According to a police report viewed by WIRED, when a police officer from Prince William County arrived at the scene, Berulis’ lawyer from Whistleblower Aid, Andrew Bakaj, who had helped Berulis file his Congressional complaint about DOGE, was also on the scene.

Berulis, who found out about Musk’s tweet after the accident, thought back to the threatening note that had been posted on his door earlier that month.

According to the suit, Musk’s “readers drew the implication” that Berulis had committed a serious crime, “as reflected in replies demanding prosecution, jail, harm, or arrest,” and this put him at “increased risk of physical harm.” In the replies to the post, which remains online, several users called for Berulis to be prosecuted. One user wrote, “Snitches get stitches.”

“The correlation was obvious to me, with the timing,” he says. Berulis also began to worry about how exactly whoever had been threatening him knew where he lived.

“I had just moved into that address three months prior. The only people that had that address were my utilities and the [Office of Personnel Management], and the HR systems within my agency,” he says. “I hadn't even updated my bank, my cell phone, my car registration, my license, all of it was not on that address yet.”

The Office of Personnel Management functions as a sort of HR for the whole government, and was one of the first places where DOGE operatives appeared after President Donald Trump was sworn into office in January 2025.

Berulis stayed in a hotel that night, frightened. In the following weeks, he canceled his lease and moved out.

The brake lines incident probably happened “while the car was parked in the driveway of my house. The note arrived at the house,” he says. “I didn't feel safe there at all. I never stayed at that address again.”
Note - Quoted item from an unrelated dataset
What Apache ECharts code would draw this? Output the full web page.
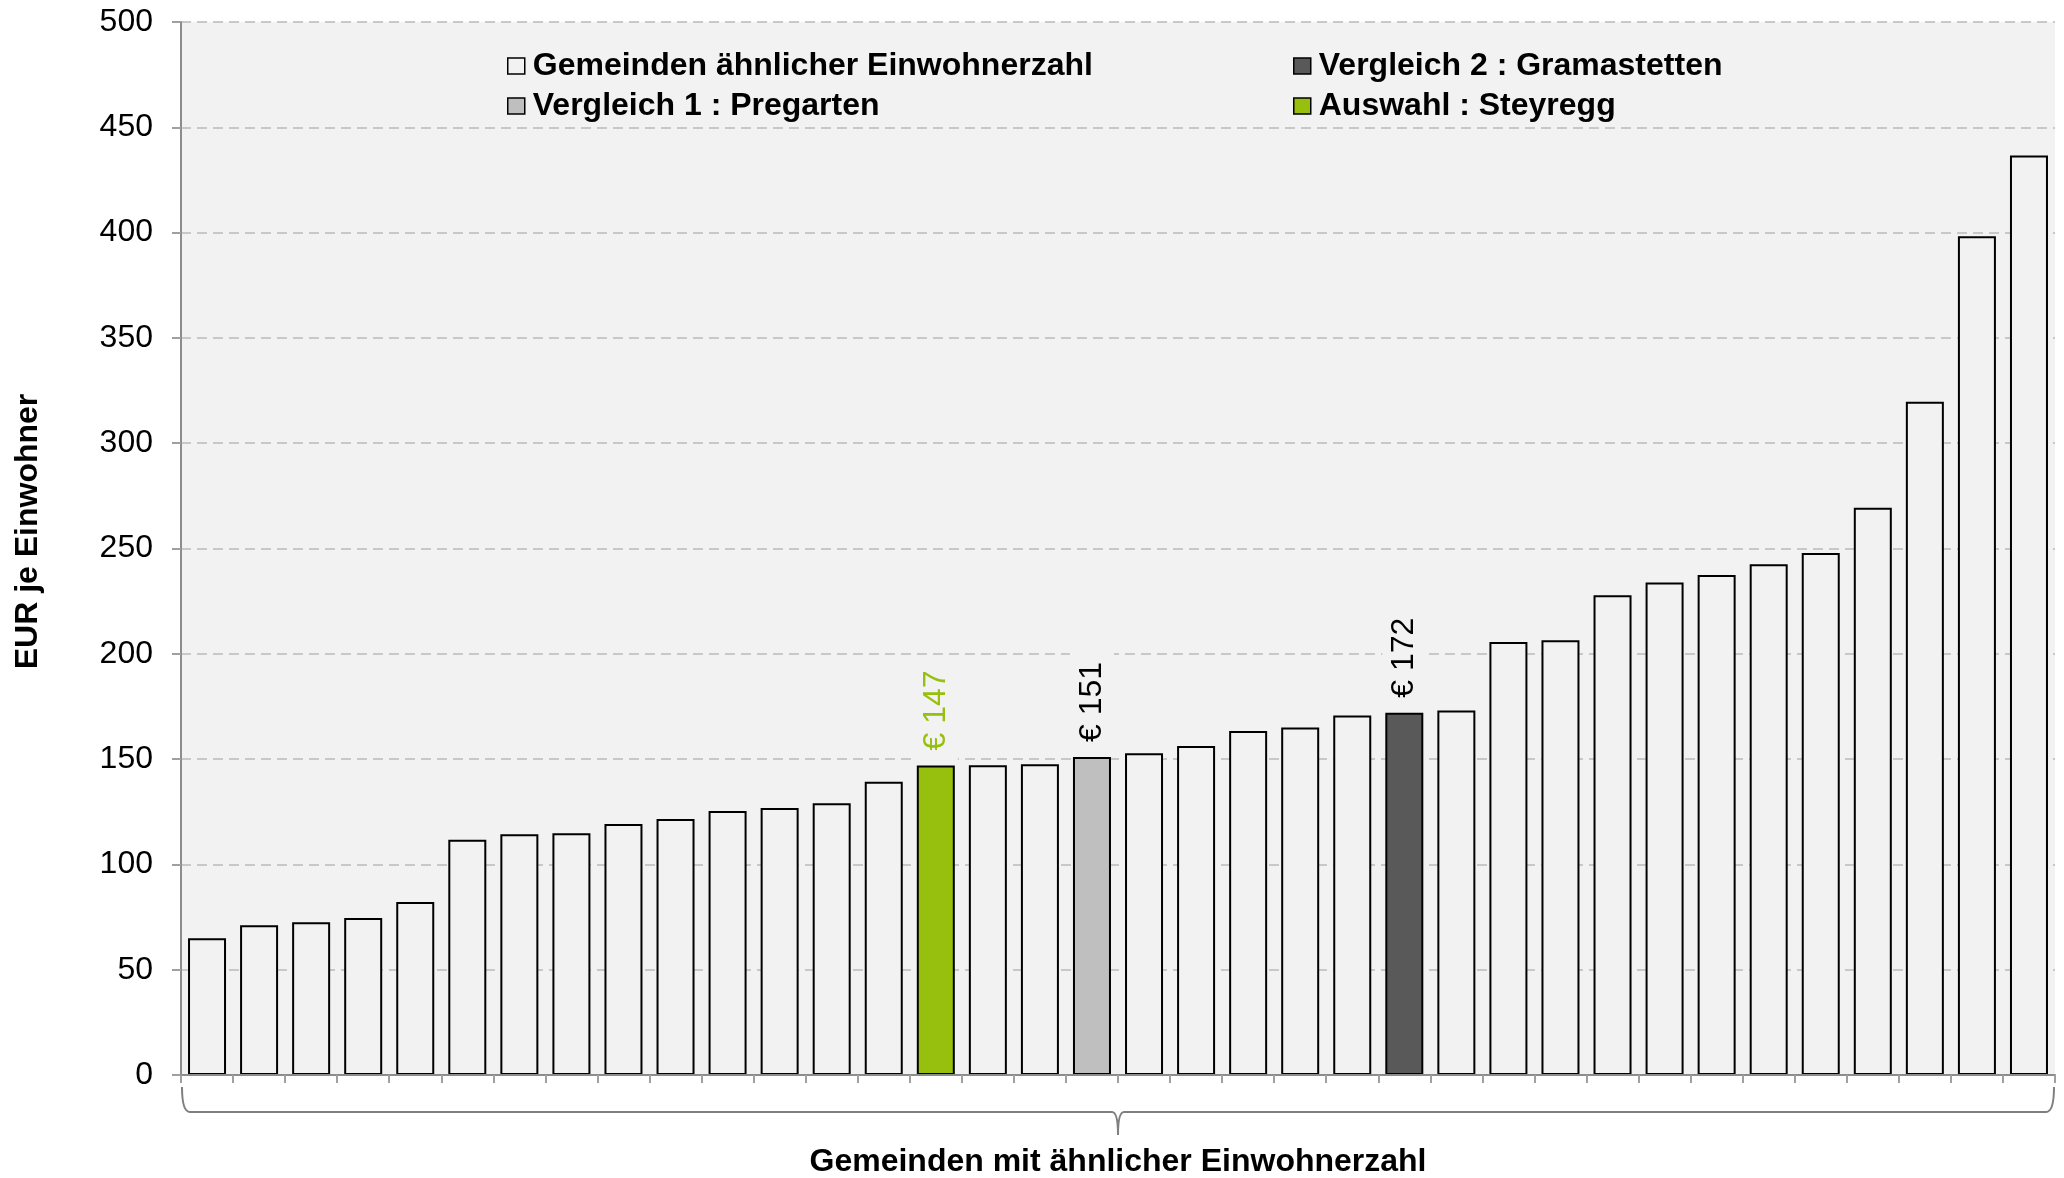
<!DOCTYPE html>
<html>
<head>
<meta charset="utf-8">
<script src="https://cdn.jsdelivr.net/npm/echarts@6/dist/echarts.min.js"></script>
<style>
html,body{margin:0;padding:0;background:#fff;}
#chart{width:2064px;height:1178px;}
</style>
</head>
<body>
<div id="chart"></div>
<script>
// ---- data ----
const categories = ['1','2','3','4','5','6','7','8','9','10','11','12','13','14','15','16','17','18',
  '19','20','21','22','23','24','25','26','27','28','29','30','31','32','33','34','35','36'];
const values = [64.9, 71.1, 72.5, 74.5, 82.1, 111.7, 114.3, 114.8, 119.2, 121.6, 125.4, 126.8,
  129.0, 139.3, 147, 147.1, 147.6, 151, 152.8, 156.2, 163.3, 165.0, 170.7, 172,
  173.1, 205.6, 206.4, 227.8, 233.9, 237.4, 242.5, 247.9, 269.3, 319.7, 398.3, 436.6];
const yTicks = [0, 50, 100, 150, 200, 250, 300, 350, 400, 450, 500];
const seriesNames = ['Gemeinden ähnlicher Einwohnerzahl', 'Vergleich 1 : Pregarten',
  'Vergleich 2 : Gramastetten', 'Auswahl : Steyregg'];
const auswahlIndex = 14;     // Steyregg
const vergleich1Index = 17;  // Pregarten
const vergleich2Index = 23;  // Gramastetten
const yAxisTitle = 'EUR je Einwohner';
const xAxisTitle = 'Gemeinden mit ähnlicher Einwohnerzahl';

// ---- styles ----
const FONT = "'Liberation Sans', Arial, sans-serif";
const colors = ['#f2f2f2', '#bfbfbf', '#595959', '#97bf0d'];
const labelColors = [null, '#000000', '#000000', '#97bf0d'];

const specialIdx = [null, vergleich1Index, vergleich2Index, auswahlIndex];
function buildData(k) {
  return values.map(function (v, i) {
    if (k === 0) {
      return (i === auswahlIndex || i === vergleich1Index || i === vergleich2Index) ? '-' : v;
    }
    return i === specialIdx[k] ? v : '-';
  });
}

const series = seriesNames.map(function (name, k) {
  return {
    name: name,
    type: 'bar',
    stack: 'all',
    barWidth: '73%',
    data: buildData(k),
    itemStyle: { color: colors[k], borderColor: '#000000', borderWidth: 2 },
    label: k === 0 ? { show: false } : {
      show: true,
      position: 'top',
      rotate: 90,
      align: 'left',
      verticalAlign: 'middle',
      distance: 5,
      padding: [6, 12, 6, 10],
      backgroundColor: '#f2f2f2',
      color: labelColors[k],
      fontFamily: FONT,
      fontSize: 32,
      formatter: function (p) { return '€ ' + Math.round(p.value); }
    },
    emphasis: { disabled: true }
  };
});

const chart = echarts.init(document.getElementById('chart'), null, { renderer: 'canvas' });

const legendCommon = {
  orient: 'vertical',
  icon: 'rect',
  itemWidth: 17,
  itemHeight: 16,
  itemGap: 8,
  padding: 0,
  selectedMode: false,
  itemStyle: { borderColor: '#000000', borderWidth: 1.5 },
  textStyle: { fontFamily: FONT, fontSize: 32, fontWeight: 'bold', color: '#000000', padding: [0, 0, 0, 3] }
};

chart.setOption({
  backgroundColor: '#ffffff',
  animation: false,
  grid: {
    left: 181, right: 9, top: 22, bottom: 103,
    outerBoundsMode: 'none',
    containLabel: false,
    show: true, backgroundColor: '#f2f2f2', borderWidth: 0
  },
  legend: [
    Object.assign({}, legendCommon, { left: 507, top: 50, data: [seriesNames[0], seriesNames[1]] }),
    Object.assign({}, legendCommon, { left: 1293, top: 50, data: [seriesNames[2], seriesNames[3]] })
  ],
  xAxis: {
    type: 'category',
    data: categories,
    boundaryGap: true,
    name: xAxisTitle,
    nameLocation: 'middle',
    nameGap: 71,
    nameTextStyle: { fontFamily: FONT, fontSize: 32, fontWeight: 'bold', color: '#000000' },
    axisLine: { show: true, lineStyle: { color: '#8c8c8c', width: 2 } },
    axisTick: { show: true, interval: 0, length: 8, lineStyle: { color: '#a0a0a0', width: 2 } },
    axisLabel: { show: false },
    splitLine: { show: false },
    z: 3
  },
  yAxis: {
    type: 'value',
    min: yTicks[0],
    max: yTicks[yTicks.length - 1],
    interval: yTicks[1] - yTicks[0],
    name: yAxisTitle,
    nameLocation: 'middle',
    nameRotate: 90,
    nameGap: 137,
    nameTextStyle: { fontFamily: FONT, fontSize: 32, fontWeight: 'bold', color: '#000000', padding: [0, 0, 0, 34] },
    axisLine: { show: true, lineStyle: { color: '#8c8c8c', width: 2 } },
    axisTick: { show: true, length: 9, lineStyle: { color: '#a0a0a0', width: 2 } },
    axisLabel: { margin: 28, fontFamily: FONT, fontSize: 32, color: '#000000' },
    splitLine: { show: true, lineStyle: { color: '#c8c8c8', width: 2, type: [10, 6] } }
  },
  series: series
});

// brace under the x axis, placed from the axis scale
function drawBrace() {
  const p0 = chart.convertToPixel({ gridIndex: 0 }, [0, 0]);
  const grid = chart.getModel().getComponent('grid', 0).coordinateSystem.getRect();
  const x0 = grid.x + 1, x1 = grid.x + grid.width - 1;
  const ya = p0[1];
  const y1 = ya + 37, y2 = ya + 60, yTop = ya + 12;
  const xc = (x0 + x1) / 2;
  const st = { fill: null, stroke: '#7f7f7f', lineWidth: 2 };
  chart.setOption({
    graphic: [
      { type: 'bezierCurve', silent: true, style: st,
        shape: { x1: x0, y1: yTop, cpx1: x0, cpy1: y1, x2: x0 + 8, y2: y1 } },
      { type: 'line', silent: true, style: st,
        shape: { x1: x0 + 8, y1: y1, x2: xc - 6, y2: y1 } },
      { type: 'bezierCurve', silent: true, style: st,
        shape: { x1: xc - 6, y1: y1, cpx1: xc, cpy1: y1, x2: xc, y2: y2 } },
      { type: 'bezierCurve', silent: true, style: st,
        shape: { x1: xc, y1: y2, cpx1: xc, cpy1: y1, x2: xc + 6, y2: y1 } },
      { type: 'line', silent: true, style: st,
        shape: { x1: xc + 6, y1: y1, x2: x1 - 8, y2: y1 } },
      { type: 'bezierCurve', silent: true, style: st,
        shape: { x1: x1 - 8, y1: y1, cpx1: x1, cpy1: y1, x2: x1, y2: yTop } }
    ]
  });
}
drawBrace();
</script>
</body>
</html>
Since then, Berulis has laid low. He filed a police report, included in the suit and viewed by WIRED, and had the car seen by a mechanic who, according to the report, found “that the driver-side front impact/airbag sensor had also been removed but noted that the remaining wires had been spliced together, completing the circuit in a manner that prevented the vehicle from detecting or logging the missing component, while also preventing the vehicle from activating its safety protocols, alerting the driver, or engaging limp mode.” The police report also indicates that fingerprints had been found on Berulis’ car. According to the police report, the case is now “inactive,” “due to the lack of any specific suspect information,” though the police’s intelligence unit was notified.

In the days following the accident, Berulis even reported Musk’s post to X’s trust and safety team, but was told that it didn’t violate the platform’s policies. Musk, X, and Mario Nawfal, the influencer whose post citing @amuse’s story Musk reshared, did not immediately respond to requests for comment.
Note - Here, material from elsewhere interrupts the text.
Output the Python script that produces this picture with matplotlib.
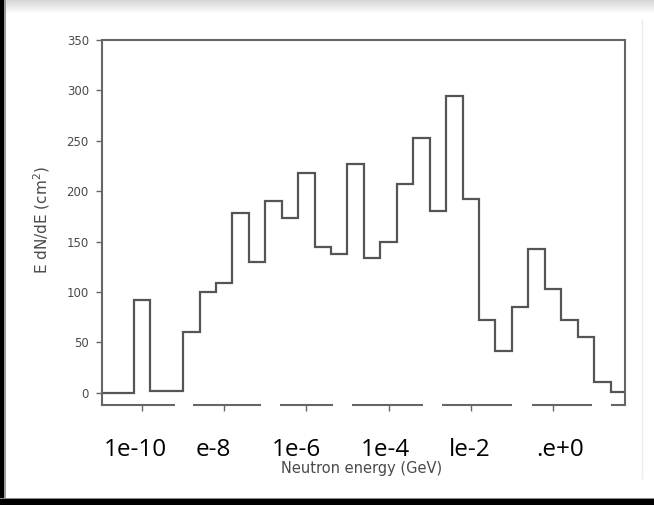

Alexander Muse, who runs @amuse, told WIRED that “Tim Bearese, an NRLB [sic] lawyer, denied that the agency granted DOGE access to its systems and stated that DOGE had not requested access. NLRB IG Ruth Blevins and DOL IG Luiz Santos found Berulis’ claims baseless.” In response to NPR’s initial reporting in 2025, Bearese—whom NPR identified as NLRB’s acting press secretary, but whose LinkedIn lists him as a staff attorney—said that the agency had determined that “no breach of agency systems occurred.”
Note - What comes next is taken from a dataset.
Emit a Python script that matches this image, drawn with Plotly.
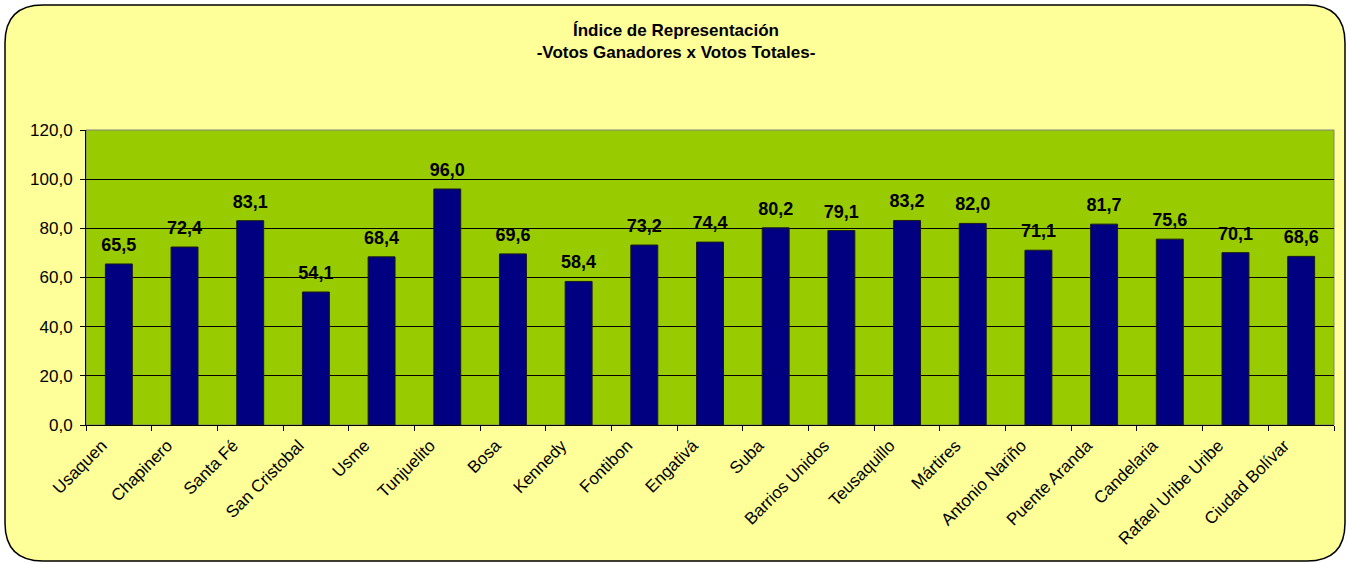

In an X post, written after WIRED reached out for comment, Muse wrote that “the NLRB OIG’s April 2026 semiannual report says it closed investigation OIG-I-588 after finding the employee seeking whistleblower protection lacked a reasonable belief that he was disclosing a violation of law, rule, or regulation.”

Berulis initially filed his disclosures with the Senate Select Committee on Intelligence and the US Office of the Special Counsel. Following Berulis’ disclosure, in a letter to Santos and Blevins, then-ranking Democratic member Gerry Connolly of the House Oversight and Government Reform Committee requested that the NLRB’s Office of the Inspector General (OIG) investigate the claims. At the time, Bearese confirmed to FedScoop that the OIG had opened an investigation. In response to the assertion in Muse’s post that the OIG had closed the investigation, Kel McClanahan, a public interest lawyer who is serving as Berulis’ spokesperson, says, “Mr. Berulis talked to the OIG at their request between April-July 2025, after he went to Congress. This report is about activities between October 2025-March 2026. I can't comment on the whistleblower that Amuse is talking about, but I suggest they might want to consult a calendar.”

McClanahan confirmed that Berulis left the NLRB on April 29, 2025. An April report from the Government Accountability Office covering the time period between April 16 and July 25, 2025—after Berulis filed his disclosure—notes that “The Board’s Inspector General is investigating allegations that one or more DOGE team members arrived in March 2025, unlawfully accessed the Board’s case management systems, and allowed potential foreign actors to exfiltrate or steal data.”

A spokesperson for the NLRB declined to comment, but confirmed that Berulis’ case was ongoing.

“Mr. Berulis wants what every whistleblower wants: not to be made to suffer for doing the right thing,” says McClanahan. “His life was threatened, his name was smeared, and millions of people he'd never met were publicly calling for his imprisonment or worse. He just wants to be made whole and live in peace.”

Berulis says he knows filing the suit could put him back in Musk’s crosshairs. “It’s kicking the hornet’s nest,” he says. “It’s honestly more nerve-wracking than when I filed the whistleblower complaint.”

Though the suit might not go far, Berulis says it feels worth it to him, particularly if the case is able to shed light on Musk’s role with DOGE and how the organization was run, and how he was discussing or thinking about Berulis’ disclosure at the time. This, Berulis says, might help other litigants in the many cases against DOGE.

If he were to win, Berulis says, he wants the proceeds to go toward defending other whistleblowers.